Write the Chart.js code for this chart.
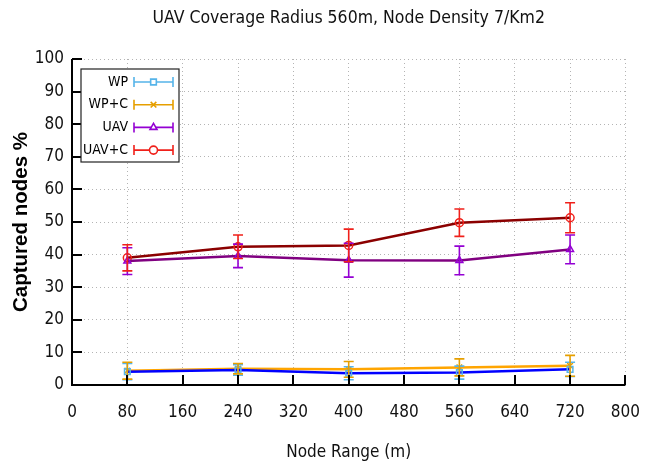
<!DOCTYPE html>
<html><head><meta charset="utf-8">
<script src="https://cdn.jsdelivr.net/npm/chart.js@4"></script>
<style>html,body{margin:0;padding:0;background:#fff}#wrap{width:657px;height:467px}</style>
</head><body><div id="wrap"><canvas id="c" width="657" height="467"></canvas></div>
<script>
const TITLE = 'UAV Coverage Radius 560m, Node Density 7/Km2';
const X_TITLE = 'Node Range (m)';
const Y_TITLE = 'Captured nodes %';
const nodeRange = [80, 240, 400, 560, 720];
const wp      = [4.1, 4.6, 3.6, 3.8, 4.8];
const wpErr   = [2.5, 1.6, 2.0, 2.0, 2.2];
const wpc     = [4.4, 5.0, 4.8, 5.4, 5.9];
const wpcErr  = [2.6, 1.6, 2.4, 2.6, 3.2];
const uav     = [38.0, 39.6, 38.3, 38.2, 41.6];
const uavErr  = [4.1, 3.6, 5.2, 4.4, 4.4];
const uavc    = [39.0, 42.4, 42.8, 49.8, 51.3];
const uavcErr = [4.0, 3.6, 5.0, 4.2, 4.6];
const xTicks = [0, 80, 160, 240, 320, 400, 480, 560, 640, 720, 800];
const yTicks = [0, 10, 20, 30, 40, 50, 60, 70, 80, 90, 100];

const FONT = '"DejaVu Sans Condensed", "DejaVu Sans", sans-serif';

function pts(ys){ return nodeRange.map((x,i)=>({x:x,y:ys[i]})); }

const series = [
  {label:'WP',    data:wp,   err:wpErr,   line:'#0000ff', bar:'#56b4e9', style:'rect'},
  {label:'WP+C',  data:wpc,  err:wpcErr,  line:'#ffa500', bar:'#e69f00', style:'crossRot'},
  {label:'UAV',   data:uav,  err:uavErr,  line:'#800080', bar:'#9400d3', style:'triangle'},
  {label:'UAV+C', data:uavc, err:uavcErr, line:'#8b0000', bar:'#f0201a', style:'circle'}
];

const datasets = series.map(s=>({
  label:s.label, data:pts(s.data), errors:s.err, barColor:s.bar,
  borderColor:s.line, borderWidth:2.5, tension:0,
  pointStyle:s.style, pointRadius:4, pointBorderColor:s.bar,
  pointBackgroundColor:'rgba(0,0,0,0)', pointBorderWidth:1.5, fill:false
}));

const errorBars = {
  id:'errorBars',
  afterDatasetsDraw(chart){
    const ctx = chart.ctx, xs = chart.scales.x, ys = chart.scales.y;
    chart.data.datasets.forEach(ds=>{
      ctx.save();
      ctx.strokeStyle = ds.barColor; ctx.lineWidth = 1.6;
      ds.data.forEach((p,i)=>{
        const px = xs.getPixelForValue(p.x);
        const t = ys.getPixelForValue(p.y + ds.errors[i]);
        const b = ys.getPixelForValue(p.y - ds.errors[i]);
        ctx.beginPath();
        ctx.moveTo(px,t); ctx.lineTo(px,b);
        ctx.moveTo(px-5,t); ctx.lineTo(px+5,t);
        ctx.moveTo(px-5,b); ctx.lineTo(px+5,b);
        ctx.stroke();
      });
      ctx.restore();
    });
  }
};

const frame = {
  id:'frame',
  afterDraw(chart){
    const ctx = chart.ctx, a = chart.chartArea, xs = chart.scales.x, ys = chart.scales.y;
    ctx.save();
    // title centred over the plot area
    ctx.fillStyle = '#111'; ctx.font = '17.5px ' + FONT;
    ctx.textAlign = 'center'; ctx.textBaseline = 'middle';
    ctx.fillText(TITLE, (a.left + a.right) / 2, 18);
    ctx.strokeStyle = '#000'; ctx.lineWidth = 2;
    ctx.beginPath();
    xTicks.forEach(v=>{ const px = Math.round(xs.getPixelForValue(v)); ctx.moveTo(px,a.bottom); ctx.lineTo(px,a.bottom-10); });
    yTicks.forEach(v=>{ const py = Math.round(ys.getPixelForValue(v)); ctx.moveTo(a.left,py); ctx.lineTo(a.left+10,py); });
    ctx.moveTo(a.left,a.top); ctx.lineTo(a.left,a.bottom); ctx.lineTo(a.right,a.bottom);
    ctx.stroke();
    // legend
    const lx = 81, ly = 69, lw = 98, lh = 93;
    ctx.fillStyle = '#fff'; ctx.fillRect(lx,ly,lw,lh);
    ctx.lineWidth = 1.2; ctx.strokeStyle = '#222'; ctx.strokeRect(lx,ly,lw,lh);
    ctx.font = '14px ' + FONT; ctx.textAlign = 'right'; ctx.textBaseline = 'middle';
    series.forEach((s,i)=>{
      const y = 82 + i*22.7;
      ctx.fillStyle = '#000'; ctx.fillText(s.label, 128, y);
      ctx.strokeStyle = s.bar; ctx.lineWidth = 1.6;
      ctx.beginPath();
      ctx.moveTo(134,y); ctx.lineTo(173,y);
      ctx.moveTo(134,y-5); ctx.lineTo(134,y+5);
      ctx.moveTo(173,y-5); ctx.lineTo(173,y+5);
      ctx.stroke();
      ctx.fillStyle = '#fff';
      Chart.helpers.drawPoint(ctx,{pointStyle:s.style, radius:4, rotation:0, borderWidth:1.5}, 153.5, y);
    });
    ctx.restore();
  }
};

new Chart(document.getElementById('c'), {
  type:'line',
  data:{datasets:datasets},
  plugins:[errorBars, frame],
  options:{
    responsive:false, animation:false, devicePixelRatio:1,
    layout:{padding:{left:0,right:31,top:59,bottom:0}},
    plugins:{
      legend:{display:false}, tooltip:{enabled:false}, title:{display:false}
    },
    scales:{
      x:{type:'linear', min:0, max:800,
        afterBuildTicks(sc){ sc.ticks = xTicks.map(v=>({value:v})); },
        afterFit(sc){ sc.height = 82; },
        grid:{color:'#b4b4b4', lineWidth:1, drawTicks:false},
        border:{display:false, dash:[1,3]},
        ticks:{color:'#111', font:{family:FONT, size:17}, padding:17, maxRotation:0},
        title:{display:true, text:X_TITLE, color:'#111', font:{family:FONT, size:17}, padding:{top:13}}
      },
      y:{type:'linear', min:0, max:100,
        afterBuildTicks(sc){ sc.ticks = yTicks.map(v=>({value:v})); },
        afterFit(sc){ sc.width = 72; },
        grid:{color:'#b4b4b4', lineWidth:1, drawTicks:false},
        border:{display:false, dash:[1,3]},
        ticks:{color:'#111', font:{family:FONT, size:17}, padding:8},
        title:{display:true, text:Y_TITLE, color:'#000', font:{family:'"Liberation Sans", Arial, sans-serif', size:20.5, weight:'bold'}, padding:{top:9,bottom:0}}
      }
    }
  }
});
</script></body></html>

--------------------

== Task description ==
Repeat the data exactly, excluding the pictures.

== Answer to this problem ==
Write the Chart.js code for this chart.
<!DOCTYPE html>
<html><head><meta charset="utf-8">
<script src="https://cdn.jsdelivr.net/npm/chart.js@4"></script>
<style>html,body{margin:0;padding:0;background:#fff}#wrap{width:657px;height:467px}</style>
</head><body><div id="wrap"><canvas id="c" width="657" height="467"></canvas></div>
<script>
const TITLE = 'UAV Coverage Radius 560m, Node Density 7/Km2';
const X_TITLE = 'Node Range (m)';
const Y_TITLE = 'Captured nodes %';
const nodeRange = [80, 240, 400, 560, 720];
const wp      = [4.1, 4.6, 3.6, 3.8, 4.8];
const wpErr   = [2.5, 1.6, 2.0, 2.0, 2.2];
const wpc     = [4.4, 5.0, 4.8, 5.4, 5.9];
const wpcErr  = [2.6, 1.6, 2.4, 2.6, 3.2];
const uav     = [38.0, 39.6, 38.3, 38.2, 41.6];
const uavErr  = [4.1, 3.6, 5.2, 4.4, 4.4];
const uavc    = [39.0, 42.4, 42.8, 49.8, 51.3];
const uavcErr = [4.0, 3.6, 5.0, 4.2, 4.6];
const xTicks = [0, 80, 160, 240, 320, 400, 480, 560, 640, 720, 800];
const yTicks = [0, 10, 20, 30, 40, 50, 60, 70, 80, 90, 100];

const FONT = '"DejaVu Sans Condensed", "DejaVu Sans", sans-serif';

function pts(ys){ return nodeRange.map((x,i)=>({x:x,y:ys[i]})); }

const series = [
  {label:'WP',    data:wp,   err:wpErr,   line:'#0000ff', bar:'#56b4e9', style:'rect'},
  {label:'WP+C',  data:wpc,  err:wpcErr,  line:'#ffa500', bar:'#e69f00', style:'crossRot'},
  {label:'UAV',   data:uav,  err:uavErr,  line:'#800080', bar:'#9400d3', style:'triangle'},
  {label:'UAV+C', data:uavc, err:uavcErr, line:'#8b0000', bar:'#f0201a', style:'circle'}
];

const datasets = series.map(s=>({
  label:s.label, data:pts(s.data), errors:s.err, barColor:s.bar,
  borderColor:s.line, borderWidth:2.5, tension:0,
  pointStyle:s.style, pointRadius:4, pointBorderColor:s.bar,
  pointBackgroundColor:'rgba(0,0,0,0)', pointBorderWidth:1.5, fill:false
}));

const errorBars = {
  id:'errorBars',
  afterDatasetsDraw(chart){
    const ctx = chart.ctx, xs = chart.scales.x, ys = chart.scales.y;
    chart.data.datasets.forEach(ds=>{
      ctx.save();
      ctx.strokeStyle = ds.barColor; ctx.lineWidth = 1.6;
      ds.data.forEach((p,i)=>{
        const px = xs.getPixelForValue(p.x);
        const t = ys.getPixelForValue(p.y + ds.errors[i]);
        const b = ys.getPixelForValue(p.y - ds.errors[i]);
        ctx.beginPath();
        ctx.moveTo(px,t); ctx.lineTo(px,b);
        ctx.moveTo(px-5,t); ctx.lineTo(px+5,t);
        ctx.moveTo(px-5,b); ctx.lineTo(px+5,b);
        ctx.stroke();
      });
      ctx.restore();
    });
  }
};

const frame = {
  id:'frame',
  afterDraw(chart){
    const ctx = chart.ctx, a = chart.chartArea, xs = chart.scales.x, ys = chart.scales.y;
    ctx.save();
    // title centred over the plot area
    ctx.fillStyle = '#111'; ctx.font = '17.5px ' + FONT;
    ctx.textAlign = 'center'; ctx.textBaseline = 'middle';
    ctx.fillText(TITLE, (a.left + a.right) / 2, 18);
    ctx.strokeStyle = '#000'; ctx.lineWidth = 2;
    ctx.beginPath();
    xTicks.forEach(v=>{ const px = Math.round(xs.getPixelForValue(v)); ctx.moveTo(px,a.bottom); ctx.lineTo(px,a.bottom-10); });
    yTicks.forEach(v=>{ const py = Math.round(ys.getPixelForValue(v)); ctx.moveTo(a.left,py); ctx.lineTo(a.left+10,py); });
    ctx.moveTo(a.left,a.top); ctx.lineTo(a.left,a.bottom); ctx.lineTo(a.right,a.bottom);
    ctx.stroke();
    // legend
    const lx = 81, ly = 69, lw = 98, lh = 93;
    ctx.fillStyle = '#fff'; ctx.fillRect(lx,ly,lw,lh);
    ctx.lineWidth = 1.2; ctx.strokeStyle = '#222'; ctx.strokeRect(lx,ly,lw,lh);
    ctx.font = '14px ' + FONT; ctx.textAlign = 'right'; ctx.textBaseline = 'middle';
    series.forEach((s,i)=>{
      const y = 82 + i*22.7;
      ctx.fillStyle = '#000'; ctx.fillText(s.label, 128, y);
      ctx.strokeStyle = s.bar; ctx.lineWidth = 1.6;
      ctx.beginPath();
      ctx.moveTo(134,y); ctx.lineTo(173,y);
      ctx.moveTo(134,y-5); ctx.lineTo(134,y+5);
      ctx.moveTo(173,y-5); ctx.lineTo(173,y+5);
      ctx.stroke();
      ctx.fillStyle = '#fff';
      Chart.helpers.drawPoint(ctx,{pointStyle:s.style, radius:4, rotation:0, borderWidth:1.5}, 153.5, y);
    });
    ctx.restore();
  }
};

new Chart(document.getElementById('c'), {
  type:'line',
  data:{datasets:datasets},
  plugins:[errorBars, frame],
  options:{
    responsive:false, animation:false, devicePixelRatio:1,
    layout:{padding:{left:0,right:31,top:59,bottom:0}},
    plugins:{
      legend:{display:false}, tooltip:{enabled:false}, title:{display:false}
    },
    scales:{
      x:{type:'linear', min:0, max:800,
        afterBuildTicks(sc){ sc.ticks = xTicks.map(v=>({value:v})); },
        afterFit(sc){ sc.height = 82; },
        grid:{color:'#b4b4b4', lineWidth:1, drawTicks:false},
        border:{display:false, dash:[1,3]},
        ticks:{color:'#111', font:{family:FONT, size:17}, padding:17, maxRotation:0},
        title:{display:true, text:X_TITLE, color:'#111', font:{family:FONT, size:17}, padding:{top:13}}
      },
      y:{type:'linear', min:0, max:100,
        afterBuildTicks(sc){ sc.ticks = yTicks.map(v=>({value:v})); },
        afterFit(sc){ sc.width = 72; },
        grid:{color:'#b4b4b4', lineWidth:1, drawTicks:false},
        border:{display:false, dash:[1,3]},
        ticks:{color:'#111', font:{family:FONT, size:17}, padding:8},
        title:{display:true, text:Y_TITLE, color:'#000', font:{family:'"Liberation Sans", Arial, sans-serif', size:20.5, weight:'bold'}, padding:{top:9,bottom:0}}
      }
    }
  }
});
</script></body></html>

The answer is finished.